Zdaniem przedstawicieli POHiD "brzmienie wspomnianego artykułu powoduje różnorodne, często niezgodne, interpretacje i merytorycznie niejednolite rozstrzygnięcia sądów. Sformułowanie wymienionego przepisu, zgodnie z którym "Czynem nieuczciwej konkurencji jest utrudnianie innym przedsiębiorcom dostępu do rynku, w szczególności przez: (...) pobieranie innych niż marża handlowa opłat za przyjęcie towaru do sprzedaży", tj. zakazujące pobierania przez handel opłat innych niż marża handlowa (która w istocie nie jest przecież opłatą), powoduje powstawanie sytuacji konfliktowych, które znajdując rozstrzygnięcie przed sądem, w istocie tworzą precedens, który utrudnia świadczenie usług wsparcia sprzedaży przez firmę handlową. Sprzedaż detaliczna na wielkiej powierzchni, bez usług wspierających szybką rotację towarów i uruchamiających korzyści skali, wiąże się z naturalnym wzrostem marż i cen dla konsumenta".

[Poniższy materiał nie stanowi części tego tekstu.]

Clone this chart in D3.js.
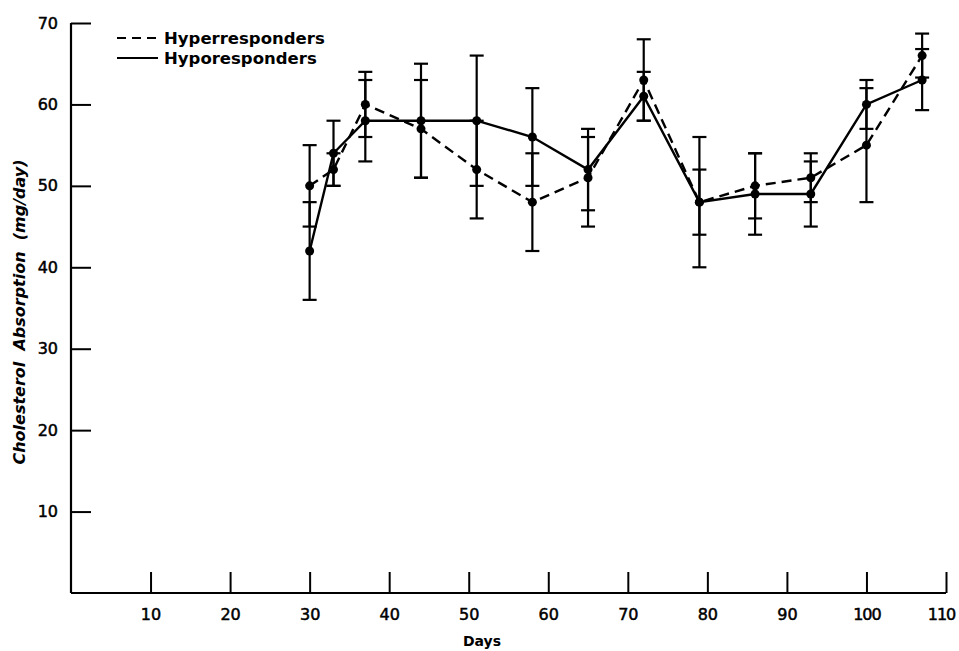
<!DOCTYPE html>
<html>
<head>
<meta charset="utf-8">
<script src="https://cdn.jsdelivr.net/npm/d3@7"></script>
<style>
  html, body { margin: 0; padding: 0; background: #fff; }
  svg { display: block; }
  text { font-family: "DejaVu Sans", "Liberation Sans", sans-serif; fill: #000; }
</style>
</head>
<body>
<svg id="chart" width="959" height="651"></svg>
<script>
// ---- data ----
const days = [30, 33, 37, 44, 51, 58, 65, 72, 79, 86, 93, 100, 107];
const hyperMean  = [50, 52, 60, 57, 52, 48, 51, 63, 48, 50, 51, 55, 66];
const hyperUpper = [55, 54, 64, 63, 58, 54, 56, 68, 56, 54, 54, 62, 68.7];
const hyperLower = [45, 50, 56, 51, 46, 42, 45, 58, 40, 46, 48, 48, 63.3];
const hypoMean   = [42, 54, 58, 58, 58, 56, 52, 61, 48, 49, 49, 60, 63];
const hypoUpper  = [48, 58, 63, 65, 66, 62, 57, 64, 52, 54, 53, 63, 66.8];
const hypoLower  = [36, 50, 53, 51, 50, 50, 47, 58, 44, 44, 45, 57, 59.3];
const xTicks = [10, 20, 30, 40, 50, 60, 70, 80, 90, 100, 110];
const yTicks = [10, 20, 30, 40, 50, 60, 70];
const seriesNames = ["Hyperresponders", "Hyporesponders"];

// ---- scales ----
const svg = d3.select("#chart");
const x = d3.scaleLinear().domain([0, 110]).range([71, 946]);
const y = d3.scaleLinear().domain([0, 70]).range([593, 23]);

// ---- axes ----
const xAxis = svg.append("g").attr("transform", `translate(0,${y(0)})`)
  .call(d3.axisBottom(x).tickValues(xTicks).tickSizeInner(-21).tickSizeOuter(0).tickPadding(27));
const yAxis = svg.append("g").attr("transform", `translate(${x(0)},0)`)
  .call(d3.axisLeft(y).tickValues(yTicks).tickSizeInner(-20).tickSizeOuter(0).tickPadding(13));
[xAxis, yAxis].forEach(a => {
  a.select(".domain").attr("stroke", "#000").attr("stroke-width", 2.2);
  a.selectAll(".tick line").attr("stroke", "#000").attr("stroke-width", 2);
  a.selectAll(".tick text").attr("font-size", 16)
    .attr("font-family", "'DejaVu Sans', sans-serif").attr("fill", "#000")
    .attr("stroke", "#000").attr("stroke-width", 0.5);
});
xAxis.select(".domain").attr("d", `M${x(0)},0H${x(110)}`);
yAxis.select(".domain").attr("d", `M0,${y(0)}V${y(70)}`);
xAxis.selectAll(".tick text").attr("dy", "0")
  .attr("letter-spacing", d => d >= 100 ? -1 : null)
  .attr("dx", d => d === 110 ? -5 : null);

// ---- axis titles ----
svg.append("text").attr("x", 482).attr("y", 646).attr("text-anchor", "middle")
  .attr("font-size", 14).attr("font-weight", "bold").text("Days");
svg.append("text").attr("transform", `translate(25,312) rotate(-90)`)
  .attr("text-anchor", "middle").attr("font-size", 16).attr("font-weight", "bold")
  .attr("font-style", "italic").attr("xml:space", "preserve")
  .text("Cholesterol  Absorption  (mg/day)");

// ---- series ----
const series = [
  { name: seriesNames[0], mean: hyperMean, up: hyperUpper, lo: hyperLower, dash: "10,6" },
  { name: seriesNames[1], mean: hypoMean,  up: hypoUpper,  lo: hypoLower,  dash: null }
];
const line = d3.line().x(d => x(d[0])).y(d => y(d[1]));
series.forEach(s => {
  const g = svg.append("g");
  const pts = days.map((d, i) => [d, s.mean[i], s.up[i], s.lo[i]]);
  pts.forEach(p => {
    g.append("line").attr("x1", x(p[0])).attr("x2", x(p[0]))
      .attr("y1", y(p[2])).attr("y2", y(p[3])).attr("stroke", "#000").attr("stroke-width", 2.2);
    [p[2], p[3]].forEach(v => {
      g.append("line").attr("x1", x(p[0]) - 7).attr("x2", x(p[0]) + 7)
        .attr("y1", y(v)).attr("y2", y(v)).attr("stroke", "#000").attr("stroke-width", 2.2);
    });
  });
  g.append("path").datum(pts).attr("d", line).attr("fill", "none")
    .attr("stroke", "#000").attr("stroke-width", 2.4)
    .attr("stroke-dasharray", s.dash);
  g.selectAll("circle").data(pts).join("circle")
    .attr("cx", p => x(p[0])).attr("cy", p => y(p[1])).attr("r", 4.5).attr("fill", "#000");
});

// ---- legend ----
const legend = svg.append("g");
series.forEach((s, i) => {
  const ly = 38 + i * 20;
  legend.append("line").attr("x1", 117).attr("x2", 158).attr("y1", ly).attr("y2", ly)
    .attr("stroke", "#000").attr("stroke-width", 2.2).attr("stroke-dasharray", s.dash ? "9,6" : null);
  legend.append("text").attr("x", 164).attr("y", ly + 6).attr("font-size", 16.5)
    .attr("font-weight", "bold").text(s.name);
});
</script>
</body>
</html>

Obowiązujące przepisy środowisko biznesu odbiera jako niejednoznaczne, pozwalające na traktowanie niektórych praktyk handlowych, ekonomicznie niezbędnych, jako praktyk nieuczciwych. Nie ma też kryterium, które pozwalałoby w przypadku praktyk uzasadnionych, zaliczyć je do marży handlowej, co często uprościłoby współpracę i przyczyniło się do obopólnych korzyści. Ponadto pomogłoby wypracować przewidywalne mechanizmy weryfikacji praktyk handlowych, co eliminowałoby niepewność w stosowaniu prawa.
POHiD uważa, że należy wspólnie ze środowiskiem dostawców podjąć prace nad zmianą wyżej wskazanych przepisów ustawy o zwalczaniu nieuczciwej konkurencji oraz przepisów z nią związanych. Należy rozwijać dialog, by stworzyć stan prawny, który zagwarantuje zachowanie zasady ekwiwalentności świadczeń pieniężnych ze strony dostawcy i usług ze strony dystrybutora oraz sprawiedliwie podzieli ryzyko rynkowe pomiędzy partnerów.